My intent was to basically port over a customizeable nav list like we already use in AphrontNav everywhere, label, item, spacer, and have that basically editable and re-usable. I want to take a pass at something similar for /home/ so we're looking at all the use cases before building anything.

So just to understand your point, instead of having pre-selectable layouts, we ship just 1 level by default and anything else is custom?

Yeah -- the specific change I'd expect is basically that this:

Screen Shot 2016-08-08 at 9.38.48 AM.png (675×935 px, 85 KB)

...becomes this:

change.png (675×935 px, 37 KB)

...where red is removed and green is added, except that I accidentally turned my new menu item red when it should be green and literally can't figure out how to fix it.

When you click "Edit" on that "Automatic Hierarchy", you get the ordering/levels/etc options. You can also remove the element completely if you want a full custom menu (or you can add 3 of them if you're CRAZY~).

I'll also try to make your design look as nice as mine but no promises!

Can I select which page I pull my hierarchy from?
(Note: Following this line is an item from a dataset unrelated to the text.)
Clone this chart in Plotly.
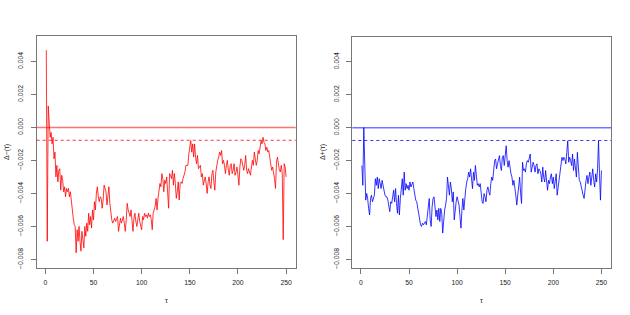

I think that works for cases where you want the navigation to be persistent among the children, to just always pull from parent hierarchy.

I'm hoping to get away with two options, e.g. a checkbox like this:

  • Always Show Hierarchy Relative to <Original Page>

...which you can check to lock the hierarchy to display relative to the page where the menu is defined. If you don't check it, the hierarchy is relative to the current page.

(I'm hoping there's no real use case for "show some other arbitrary page's navigation", although who knows.)

When you click the pencil icon next to the "Hierarchy" item, you get to a page like this one:

Screen Shot 2016-08-08 at 9.24.42 AM.png (873×1 px, 117 KB)

Instead of having the options Name, URI and Icon, it has the options Order, Levels, Limit, and Relative instead (or as few as we can actually get away with building):

Order: [ Alphabetical ]
Levels: [ Show 2 Levels of Hierarchy ]
Limit: [ Show 20 Pages ]
Relative: [ ] Show Hierarchy Relative to <Original Page>

Why is Phriction being kept on such a low priority? This task has been since 2014 if we take into account this: T5254: Allow top-level wiki doc to display entire document hierarchy instead of only 2 levels

In T8552#233072, @mejaz wrote:

Why is Phriction being kept on such a low priority? This task has been since 2014 if we take into account this: T5254: Allow top-level wiki doc to display entire document hierarchy instead of only 2 levels

As with most projects; It's a matter of having limited resources. I think most paying customers don't really care about the wiki (which is just a guess. I'm not affiliated with Phacility). Personally I love Phabricator but also don't really care about the wiki in Phabricator. Our technical documentation is done in asciidoc in a GIT repo. Makes it easier to develop documentation alongside features since the documentation can live in a diff / branch. Since the rest of the company is in a "normal" wiki (XWiki) all of our IT related stuff (non product documentation) goes there as well. We only use the Phabricator wiki as a glorified release note editor atm. Al tough I won't rule out we will make an XWiki plugin which integrates Phabricator a bit better (hoover over T's and D's and such) and move away from Phabricator's wiki entirely.